J'avoue avoir lu plus 'sur' Céline que de Céline. Cela dans le vain espoir de pouvoir cerner la personnalité du docteur Destouches, alias Céline.
Pourtant, il n'y a pas longtemps, en lisant '
Sigmaringen' de
Pierre Assouline, je croyais sérieusement m'en rapprocher. La lecture de l'ouvrage de
Hanns Erich Kaminski '
Céline en chemise brune ou le mal du présent' de 1938, s'inscrit dans la même logique. Hélas,
Louis-Ferdinand Céline continue à m'échapper et reste pour moi une énigme.
Si ses qualités d'auteur ne sauraient faire l'ombre d'un doute - bien que là aussi il occupe une place à part -, en revanche, sa personne ne me permet pas d'être aussi formel. Je reconnais volontiers avoir des problèmes à réconcilier le génial créateur de '
Voyage au bout de la nuit' de 1932 et '
Mort à credit' de 1936 avec le défenseur d'un antisémitisme abjecte. Je sais que l'auteur bénéficie de supporteurs convaincus sur Babelio, donc je mâche mes mots. Toujours est-il que ses propos antisémites m'horripilent et cela en dépit d'une abondante littérature visant à 'relativer' justement ce discours. Même si l'homme, dans ses écarts de langage, fait parfois preuve de 'maestria' linguistique, je ne peux que les rejeter.
Et bizarrement, je me retrouve avec l'auteur du présent ouvrage en excellente compagnie, car ce pamphlet du prussien Kaminski, grand admirateur de Céline, d'ailleurs, trouve son origine exactement dans l'antisémitisme de ce dernier.

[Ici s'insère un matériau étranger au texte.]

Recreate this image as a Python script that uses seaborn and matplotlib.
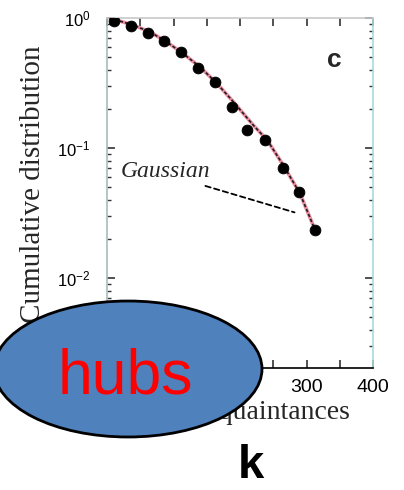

Je crois qu'il convient de dire un mot sur ce contemporain et admirateur de la première heure de Céline et grand biographe de
Mikhail Bakounine.
Hanns Erich Kaminski (1899-1963) est né en Prusse dans une famille de négociants aisés, très jeune pourtant il devient anarchiste et socialiste militant. En juin 1932, il signe avec des célébrités comme
Erich Kästner,
Arnold Zweig,
Heinrich Mann,
Albert Einstein etc. un appel pour un front commun entre socialistes et communistes contre la menace brune. 'Grâce' à l'horrible Staline, ce front ne se fera pas et 6 mois plus tard Hitler devient chancelier, obligeant Kaminski de prendre la fuite. J'ignore s'il vient à Paris à cause de son admiration pour Céline, mais c'est bel et bien en France qu'il débarque. Trois ans plus tard, il se trouve en Espagne pour combattre, comme tant d'autres intellectuels de sa génération, un autre fasciste, le Caudillo Franco. de cette expérience, il publie un intéressant témoignage '
Ceux de Barcelone', paru chez Denoël avant la deuxième guerre mondiale.

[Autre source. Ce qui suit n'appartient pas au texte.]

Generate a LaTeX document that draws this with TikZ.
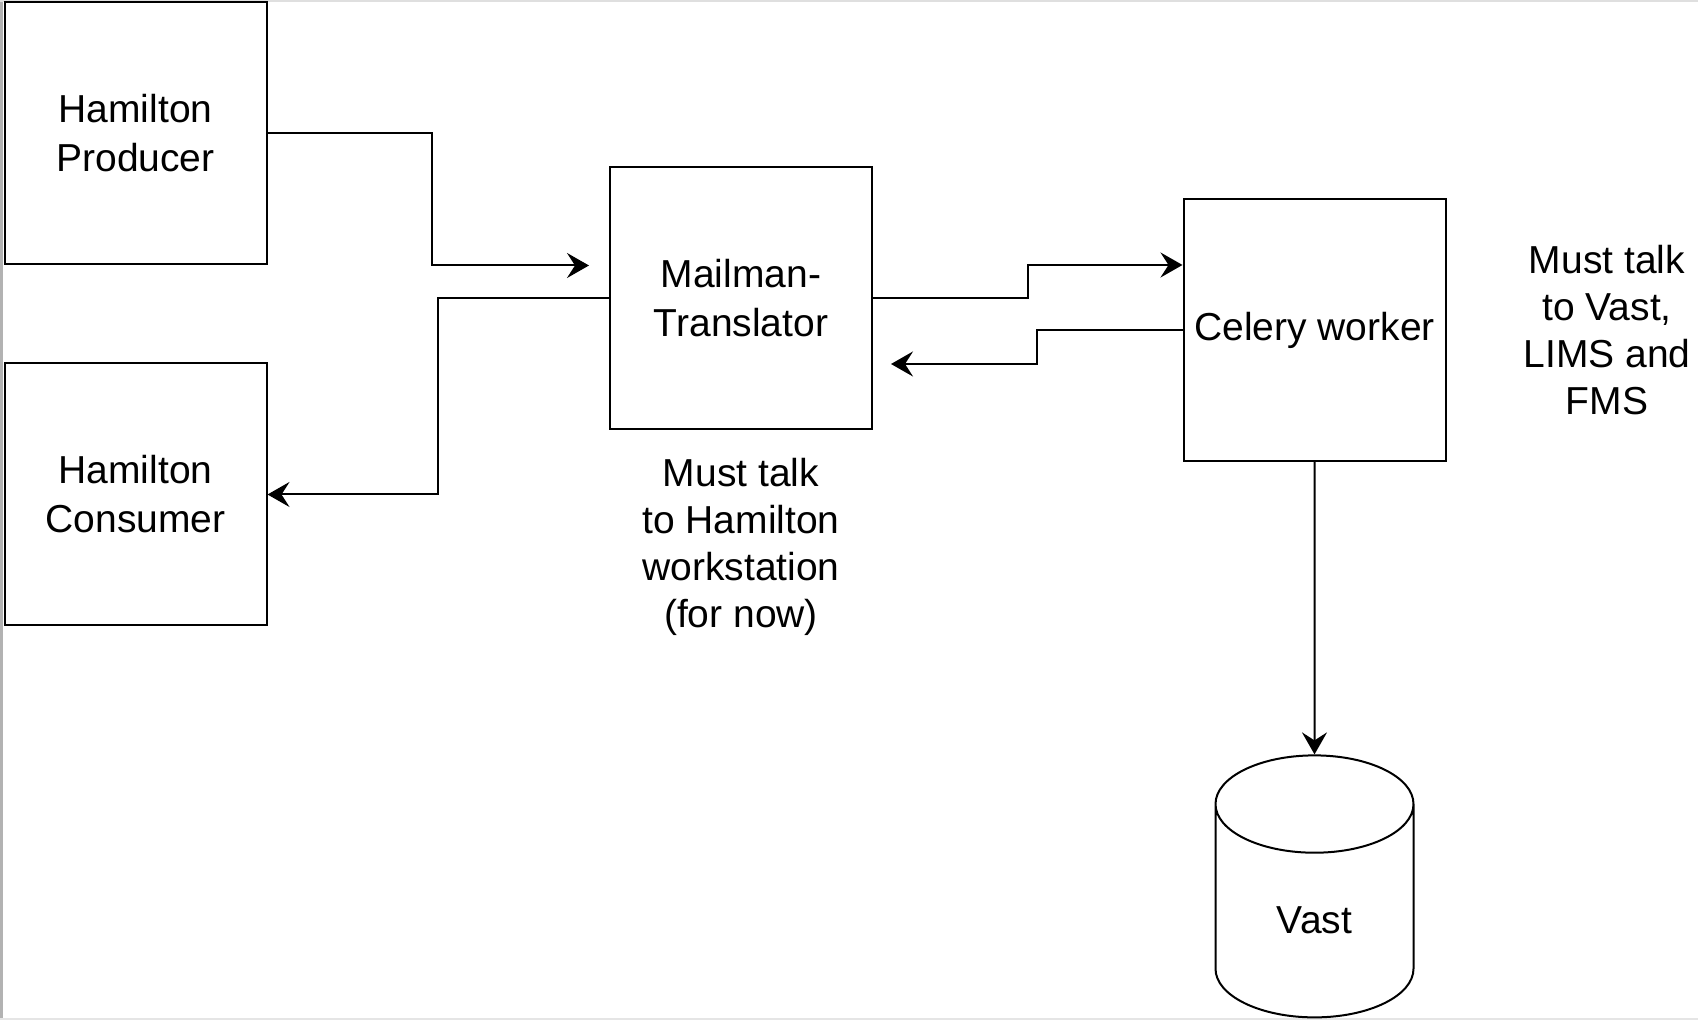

C'est surtout la publication, en 1937, de 'Bagatelle pour un massacre' de Céline, qui incite Kaminski à répondre à celui-ci par son propre pamphlet.
L'occupation nazie de Paris, force Kaminski de nouveau à fuir et c'est en passant par Lisbonne, qu'il se dirige, avec sa compagne, Anita Karfunkel, vers l'Argentine. A Buenos Aires, il accepte un job d'instituteur, tout en continuant à publier - sous le pseudonyme ô combien français de Noël Pierre Lenoir - jusqu'à sa mort en 1963, deux ans après Céline.

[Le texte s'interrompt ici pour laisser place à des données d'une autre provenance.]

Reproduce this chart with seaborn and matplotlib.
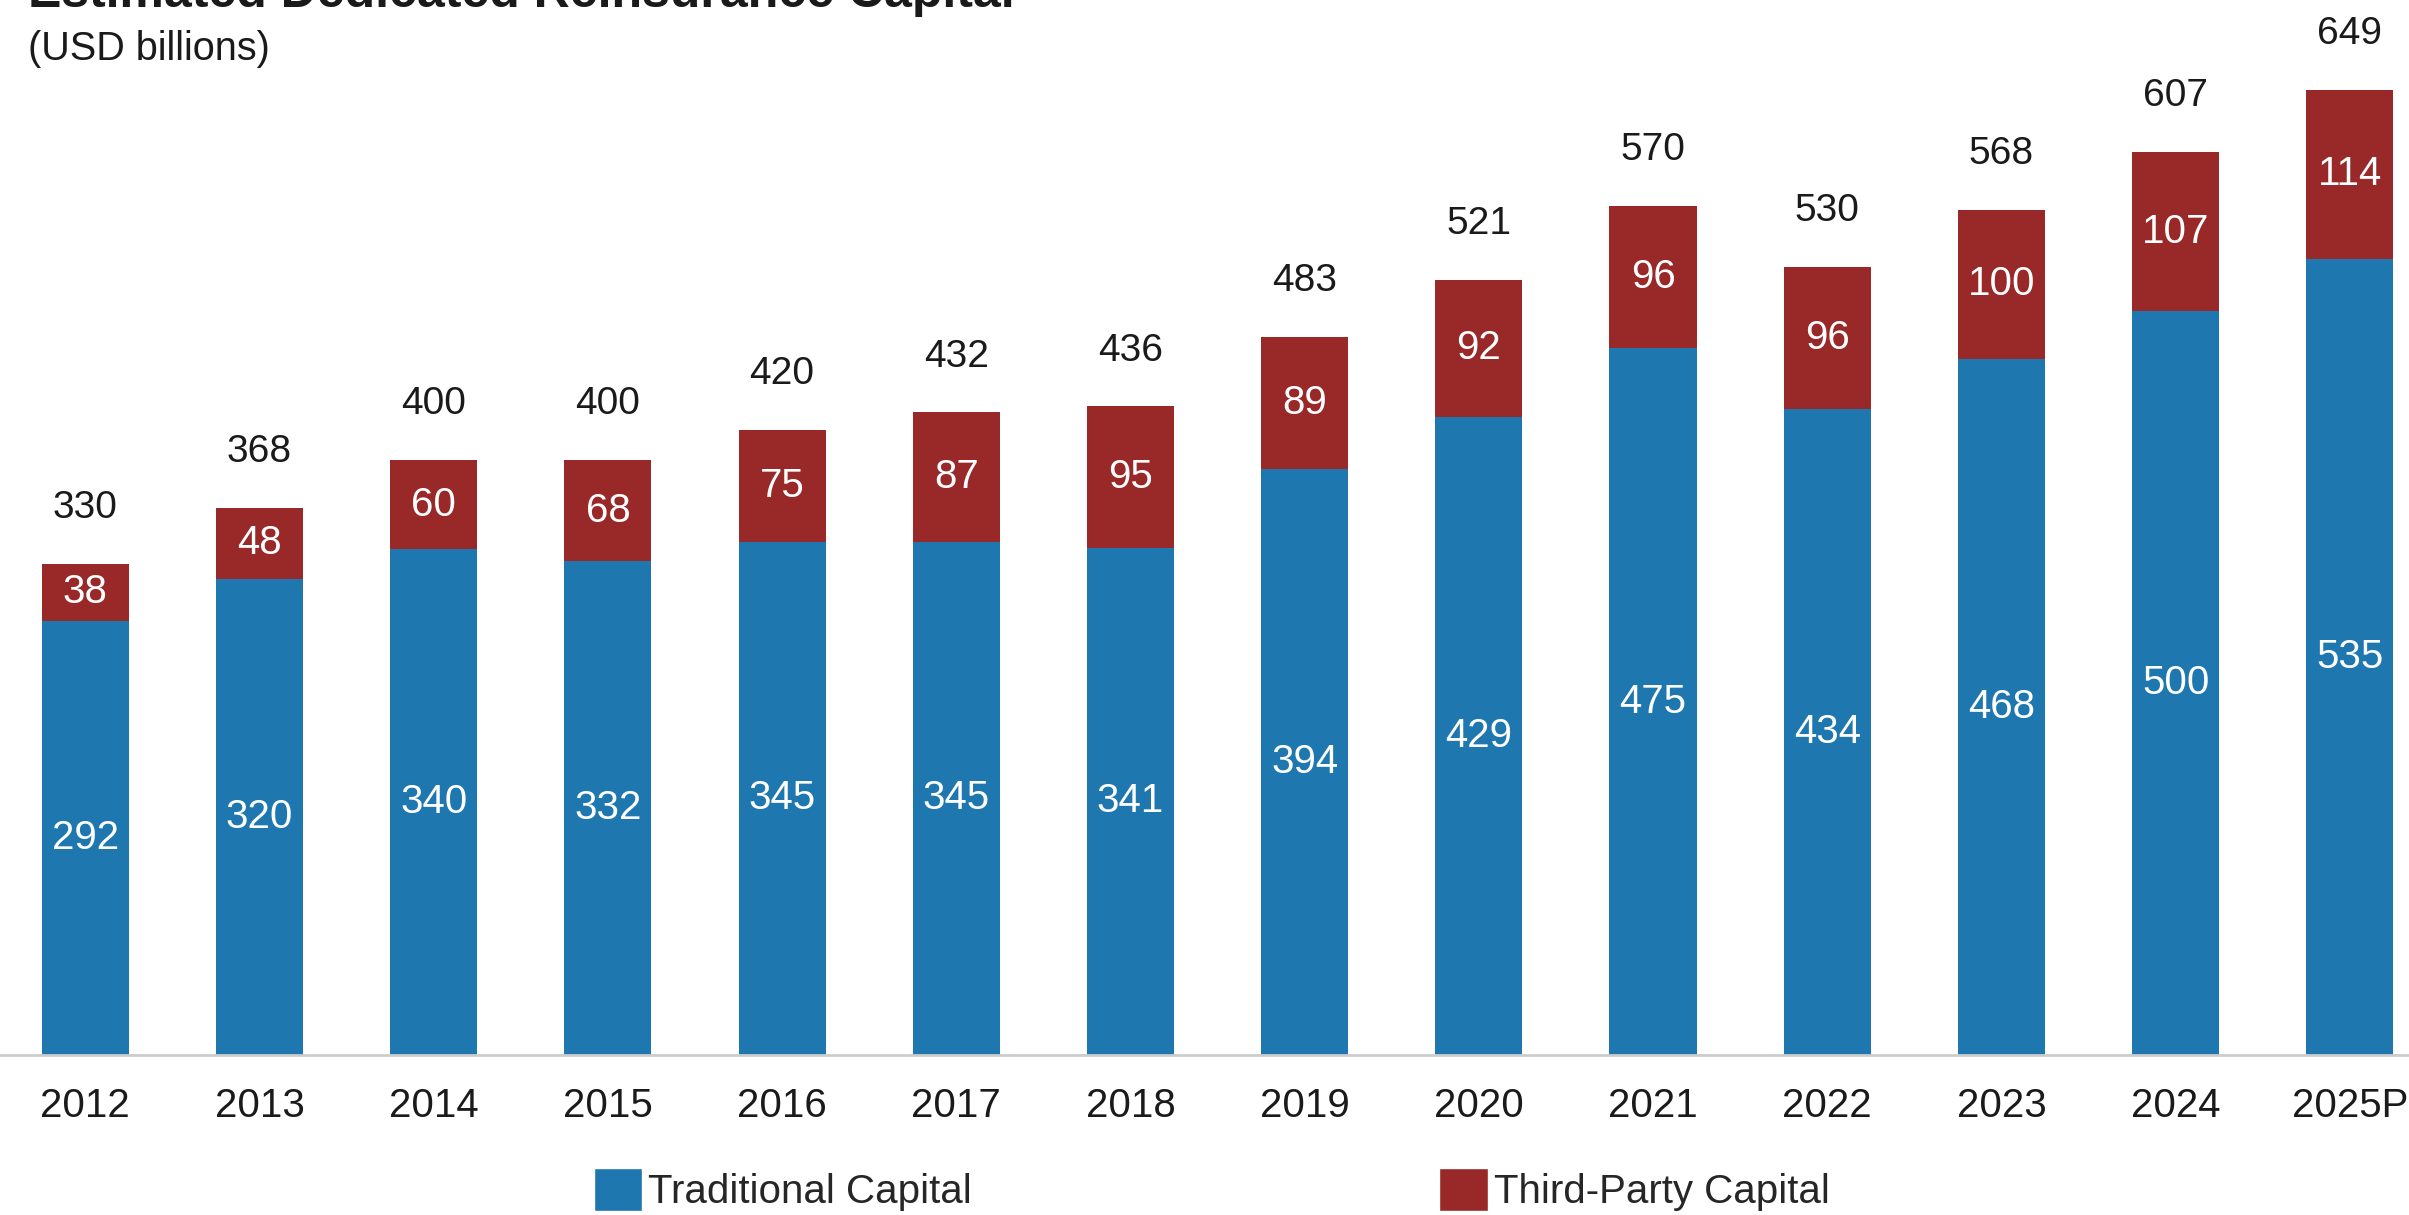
import matplotlib
matplotlib.use("Agg")
import matplotlib.pyplot as plt
import seaborn as sns
import pandas as pd
from matplotlib.patches import Patch

# Data
years = ["2012", "2013", "2014", "2015", "2016", "2017", "2018",
         "2019", "2020", "2021", "2022", "2023", "2024", "2025P"]
traditional = [292, 320, 340, 332, 345, 345, 341, 394, 429, 475, 434, 468, 500, 535]
third_party = [38, 48, 60, 68, 75, 87, 95, 89, 92, 96, 96, 100, 107, 114]
totals = [330, 368, 400, 400, 420, 432, 436, 483, 521, 570, 530, 568, 607, 649]

blue = "#1f77b0"
red = "#992828"

df = pd.DataFrame({"year": years, "traditional": traditional,
                   "third": third_party, "total": totals})
df["stack"] = df["traditional"] + df["third"]

sns.set_style("white")
plt.rcParams["font.family"] = ["Liberation Sans", "DejaVu Sans"]

fig = plt.figure(figsize=(24.09, 12.15), dpi=100)
ax = fig.add_axes([0, 0.1317, 1, 0.857])

# stacked bars: full stack in red, traditional in blue over it
sns.barplot(data=df, x="year", y="stack", color=red, width=0.5,
            saturation=1, ax=ax, linewidth=0)
sns.barplot(data=df, x="year", y="traditional", color=blue, width=0.5,
            saturation=1, ax=ax, linewidth=0)

ax.set_xlim(-0.49, 13.34)
ax.set_ylim(0, 700)

for i in range(len(df)):
    t = df["traditional"][i]
    s = df["stack"][i]
    ax.text(i, t / 2, str(t), ha="center", va="center", color="white", fontsize=29)
    ax.text(i, t + df["third"][i] / 2, str(df["third"][i]), ha="center",
            va="center", color="white", fontsize=29)
    ax.annotate(str(df["total"][i]), (i, s), xytext=(0, 33),
                textcoords="offset points", ha="center", va="baseline",
                fontsize=28, color="#1a1a1a")

ax.set_xlabel("")
ax.set_ylabel("")
ax.set_yticks([])
ax.tick_params(axis="x", length=0, pad=23, labelsize=29, labelcolor="#1a1a1a")
for side in ["top", "left", "right"]:
    ax.spines[side].set_visible(False)
ax.spines["bottom"].set_color("#cccccc")
ax.spines["bottom"].set_linewidth(2)

# title (partly cut off at the top in the source) and subtitle
fig.text(0.0116, 0.9945, "Estimated Dedicated Reinsurance Capital",
         fontsize=36, fontweight="bold", va="baseline", color="#1a1a1a")
fig.text(0.0116, 0.951, "(USD billions)", fontsize=28.5, va="baseline", color="#1a1a1a")

handles = [Patch(facecolor=blue, label="Traditional Capital"),
           Patch(facecolor=red, label="Third-Party Capital")]
fig.legend(handles=handles, loc="center", bbox_to_anchor=(0.503, 0.021),
           ncol=2, frameon=False, fontsize=29, handlelength=1.2,
           handleheight=1.3, handletextpad=0.15, columnspacing=11.6,
           borderaxespad=0)

fig.savefig("out.png", dpi=100)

Traiter Kaminski, parce qu'il a osé s'attaquer au monstre sacré qu'est Céline ou plus spécifiquement son antisémitisme, d'idiot qui n'a rien compris à la grandeur de cet auteur, comme l'a fait un journaiste, relève de l'aberration à l'état pur. Personnellement, j'estime que c'est plutôt ce journaliste qui n'a rien compris.
Bref, le pamphlet de
Hanns Erich Kaminski mérite d'être lu, à la lumière de la réalité des années 1930, et n'est nullement de nature - malgré son titre déroutant - à déloger
Louis-Ferdinand Céline de la place éminente et légitime qu'il occupe dans la littérature française.